On the other hand — and please keep in mind that this is a mental health column, and mental health is a huge factor in dealing with harassment — what are we really saying when we attempt to normalize this treatment of female journalists?

There is a pernicious and silly idea that online threats and harassment somehow don’t escalate into real life attacks. We know that this is not the case.

We also know that online harassment can and does impact your health and ability to do your job. In the wake of the most recent attacks against me, I have missed deadlines. While my coping strategies — including lifting and leaning hard on my friends — have been healthy for the most part, I am also unable to eat when very stressed, which can lead to severe stomach pains and even fainting spells. Social media breaks have been very helpful, but the idea that I’ll a) have to go back eventually and b) that I depend on social media to get commissions and promote my work has remained an issue.

The nasty truth here is that American society expects women journalists to be valkyries and boss bitches, then points and laughs when they buckle under a disproportionate amount of hatred and resentment. If you’re a man who thinks I’m lying about the “disproportionate” part, please set up a burner account with a stereotypically feminine name and avatar, then engage angry men on hot button issues. Let me know how quickly they call you ugly or tell you they want to “hate fuck” you.

Being a journalist means telling stories, but it also means bothering people.

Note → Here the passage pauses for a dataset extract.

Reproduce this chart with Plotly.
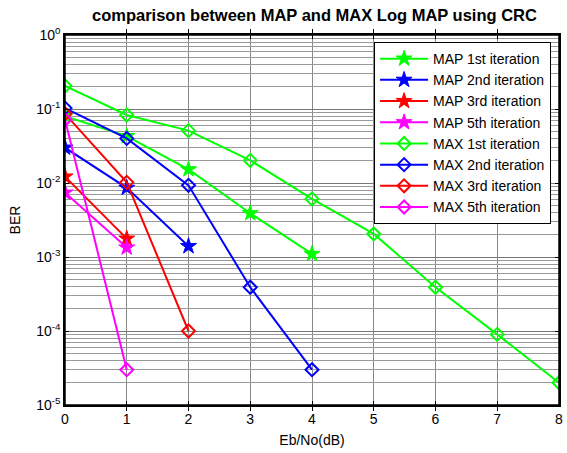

Some are good at it and others not so much, but it is women in particular who are held to impossible standards in the industry. It’s one of the reasons I have consciously elected to no longer do reporting in particular. I am tired. I’ve been tired for years. And I must prioritize my health and my role as a mother — I don’t have a choice, especially when you consider how precarious my work and the work of my colleagues can be.

There is a difference between criticism, as in, “Hey! I think your story could’ve really used a contribution from a criminal justice expert!” and outright hate, as in, “Hey! I don’t consider you a person! You’re a fat fucking evil pig!”

People who don’t see this difference are being deliberately obtuse.

I don’t have answers as to how to combat this type of abuse at this time. Obviously, the fact that none of these trolls are really anonymous is something they should be occasionally reminded of (I’m saying this as a person who is very good at investigating people online, if I may say so). But that’s only the beginning.

None of us are perfect in the ways we conduct ourselves online. I’ll be the first to say that I’m not. Being online can be impersonal and, let’s face it, this can result in us dehumanizing one another.

But if you want to talk about what it means to be “tough” as a journalist in the United States today, consider this: sometimes, the “tough” thing to do is to not harass someone just because you dislike them or disagree with them. Tough people are in control of themselves. It’s the weak who are not.